Write out the data below exactly as given, without any of its pictures.

Start Supplied data

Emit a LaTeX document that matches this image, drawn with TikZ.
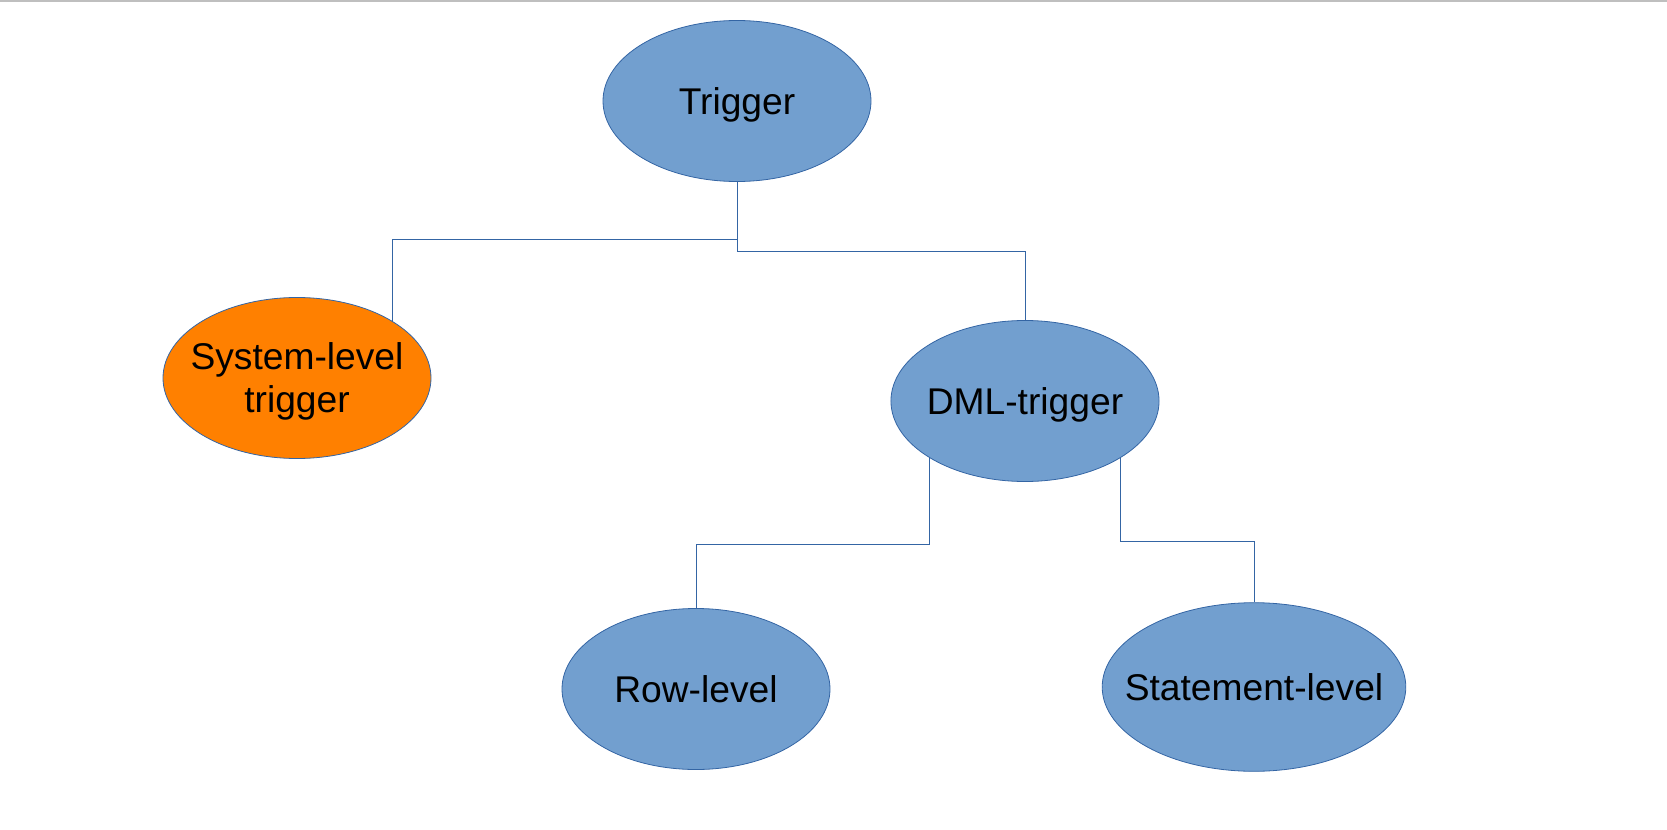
\documentclass[tikz,border=0pt]{standalone}
\usepackage{fontspec}
\setmainfont{Liberation Sans}
\usetikzlibrary{shapes.geometric}
\definecolor{nodeblue}{RGB}{114,159,207}
\definecolor{nodeline}{RGB}{52,101,164}
\definecolor{nodeorange}{RGB}{255,128,0}
\begin{document}
\begin{tikzpicture}[x=0.5pt,y=-0.5pt,
  kind/.style={draw=nodeline, fill=nodeblue, ellipse, inner sep=0pt,
    minimum width=134pt, minimum height=80.5pt, align=center,
    text depth=0pt, font=\fontsize{18.6}{21.5}\selectfont},
  link/.style={draw=nodeline, line width=0.5pt}]
\useasboundingbox (0,0) rectangle (1667,830);
\draw[black!25, line width=1pt] (0,0.5) -- (1667,0.5);
\node[kind] (trig) at (737,101) {Trigger};
\node[kind,fill=nodeorange,inner xsep=-6pt] (sys) at (297,378) {System-level\\trigger};
\node[kind,inner xsep=-1.7pt] (dml) at (1025,401) {DML-trigger};
\node[kind] (row) at (696,689) {Row-level};
\node[kind,inner xsep=-11pt,minimum width=151.8pt,minimum height=84.3pt] (stmt) at (1254,687) {Statement-level};
\path[link] (trig.south) -- ++(0,57.5) -| (sys.31);
\path[link] (trig.south) -- ++(0,69.5) -| (dml.north);
\path[link] (dml.211) -- ++(0,86) -| (row.north);
\path[link] (dml.329) -- ++(0,83) -| (stmt.north);
\end{tikzpicture}
\end{document}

End Supplied data

## Answer to this exercise
Emit a LaTeX document that matches this image, drawn with TikZ.
\documentclass[tikz,border=0pt]{standalone}
\usepackage{fontspec}
\setmainfont{Liberation Sans}
\usetikzlibrary{shapes.geometric}
\definecolor{nodeblue}{RGB}{114,159,207}
\definecolor{nodeline}{RGB}{52,101,164}
\definecolor{nodeorange}{RGB}{255,128,0}
\begin{document}
\begin{tikzpicture}[x=0.5pt,y=-0.5pt,
  kind/.style={draw=nodeline, fill=nodeblue, ellipse, inner sep=0pt,
    minimum width=134pt, minimum height=80.5pt, align=center,
    text depth=0pt, font=\fontsize{18.6}{21.5}\selectfont},
  link/.style={draw=nodeline, line width=0.5pt}]
\useasboundingbox (0,0) rectangle (1667,830);
\draw[black!25, line width=1pt] (0,0.5) -- (1667,0.5);
\node[kind] (trig) at (737,101) {Trigger};
\node[kind,fill=nodeorange,inner xsep=-6pt] (sys) at (297,378) {System-level\\trigger};
\node[kind,inner xsep=-1.7pt] (dml) at (1025,401) {DML-trigger};
\node[kind] (row) at (696,689) {Row-level};
\node[kind,inner xsep=-11pt,minimum width=151.8pt,minimum height=84.3pt] (stmt) at (1254,687) {Statement-level};
\path[link] (trig.south) -- ++(0,57.5) -| (sys.31);
\path[link] (trig.south) -- ++(0,69.5) -| (dml.north);
\path[link] (dml.211) -- ++(0,86) -| (row.north);
\path[link] (dml.329) -- ++(0,83) -| (stmt.north);
\end{tikzpicture}
\end{document}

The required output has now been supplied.